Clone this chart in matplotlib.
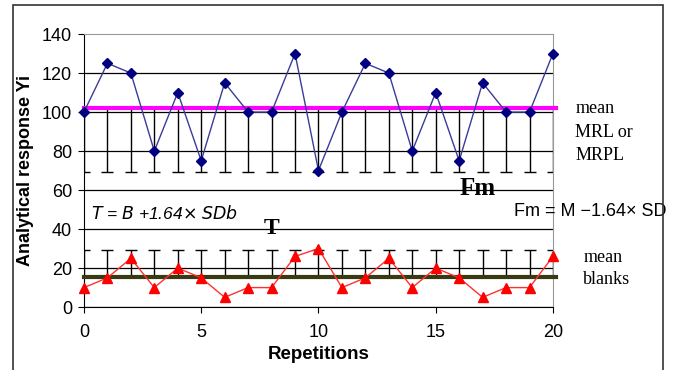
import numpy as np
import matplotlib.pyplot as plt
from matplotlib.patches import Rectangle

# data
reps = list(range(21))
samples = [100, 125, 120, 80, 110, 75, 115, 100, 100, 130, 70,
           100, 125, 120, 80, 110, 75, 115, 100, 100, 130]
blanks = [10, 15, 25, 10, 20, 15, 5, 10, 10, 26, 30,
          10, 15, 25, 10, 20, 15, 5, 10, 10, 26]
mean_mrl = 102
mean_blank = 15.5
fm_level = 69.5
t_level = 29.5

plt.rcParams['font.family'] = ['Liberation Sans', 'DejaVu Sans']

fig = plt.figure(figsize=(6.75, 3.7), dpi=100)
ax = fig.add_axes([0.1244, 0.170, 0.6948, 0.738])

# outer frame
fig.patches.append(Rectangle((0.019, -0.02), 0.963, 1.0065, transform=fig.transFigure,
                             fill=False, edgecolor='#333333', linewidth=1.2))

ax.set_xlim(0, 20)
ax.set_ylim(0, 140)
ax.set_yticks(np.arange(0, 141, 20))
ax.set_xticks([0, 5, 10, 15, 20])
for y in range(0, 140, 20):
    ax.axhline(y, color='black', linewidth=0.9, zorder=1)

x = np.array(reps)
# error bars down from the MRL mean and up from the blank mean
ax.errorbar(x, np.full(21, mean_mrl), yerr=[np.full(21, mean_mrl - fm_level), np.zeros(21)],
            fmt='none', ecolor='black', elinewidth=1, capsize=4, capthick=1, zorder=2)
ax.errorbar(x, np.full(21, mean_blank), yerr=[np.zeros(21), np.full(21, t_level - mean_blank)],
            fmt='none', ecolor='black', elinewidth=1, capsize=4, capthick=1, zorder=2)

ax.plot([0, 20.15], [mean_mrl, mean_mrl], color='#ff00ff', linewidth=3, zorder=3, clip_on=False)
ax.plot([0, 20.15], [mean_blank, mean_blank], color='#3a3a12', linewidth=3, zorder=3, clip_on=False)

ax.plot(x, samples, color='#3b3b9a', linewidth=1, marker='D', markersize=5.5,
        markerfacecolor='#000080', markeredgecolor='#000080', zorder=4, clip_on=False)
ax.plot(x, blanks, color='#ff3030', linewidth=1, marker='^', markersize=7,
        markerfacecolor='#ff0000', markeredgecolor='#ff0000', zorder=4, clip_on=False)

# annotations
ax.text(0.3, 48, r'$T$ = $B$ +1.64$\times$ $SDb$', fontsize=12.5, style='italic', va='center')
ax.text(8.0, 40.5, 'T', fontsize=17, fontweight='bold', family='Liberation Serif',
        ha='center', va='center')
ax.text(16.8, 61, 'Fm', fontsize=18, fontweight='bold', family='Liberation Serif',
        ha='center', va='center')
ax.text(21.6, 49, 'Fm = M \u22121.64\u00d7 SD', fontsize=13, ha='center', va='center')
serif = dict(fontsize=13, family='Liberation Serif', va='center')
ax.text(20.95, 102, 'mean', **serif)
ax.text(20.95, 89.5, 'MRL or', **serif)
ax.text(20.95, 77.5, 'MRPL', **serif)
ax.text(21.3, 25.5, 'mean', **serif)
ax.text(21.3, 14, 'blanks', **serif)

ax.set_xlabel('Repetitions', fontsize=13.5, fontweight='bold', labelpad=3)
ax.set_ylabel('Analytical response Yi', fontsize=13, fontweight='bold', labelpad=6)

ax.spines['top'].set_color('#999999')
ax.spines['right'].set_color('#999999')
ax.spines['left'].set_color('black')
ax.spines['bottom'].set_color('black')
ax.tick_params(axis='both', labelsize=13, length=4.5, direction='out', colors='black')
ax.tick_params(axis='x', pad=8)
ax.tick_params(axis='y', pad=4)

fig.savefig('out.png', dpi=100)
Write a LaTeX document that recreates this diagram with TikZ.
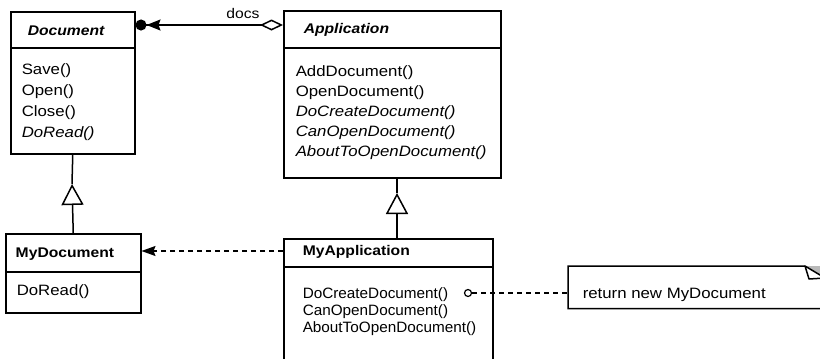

────────────────────────────────────────

> [Written exercise] Leave the pictures out and reproduce exactly the lines from the top of the listing above through the line with "ax.axhline(y, color='black', linewidth=0.9, zorder=1)".

> [Result below]
Clone this chart in matplotlib.
import numpy as np
import matplotlib.pyplot as plt
from matplotlib.patches import Rectangle

# data
reps = list(range(21))
samples = [100, 125, 120, 80, 110, 75, 115, 100, 100, 130, 70,
           100, 125, 120, 80, 110, 75, 115, 100, 100, 130]
blanks = [10, 15, 25, 10, 20, 15, 5, 10, 10, 26, 30,
          10, 15, 25, 10, 20, 15, 5, 10, 10, 26]
mean_mrl = 102
mean_blank = 15.5
fm_level = 69.5
t_level = 29.5

plt.rcParams['font.family'] = ['Liberation Sans', 'DejaVu Sans']

fig = plt.figure(figsize=(6.75, 3.7), dpi=100)
ax = fig.add_axes([0.1244, 0.170, 0.6948, 0.738])

# outer frame
fig.patches.append(Rectangle((0.019, -0.02), 0.963, 1.0065, transform=fig.transFigure,
                             fill=False, edgecolor='#333333', linewidth=1.2))

ax.set_xlim(0, 20)
ax.set_ylim(0, 140)
ax.set_yticks(np.arange(0, 141, 20))
ax.set_xticks([0, 5, 10, 15, 20])
for y in range(0, 140, 20):
    ax.axhline(y, color='black', linewidth=0.9, zorder=1)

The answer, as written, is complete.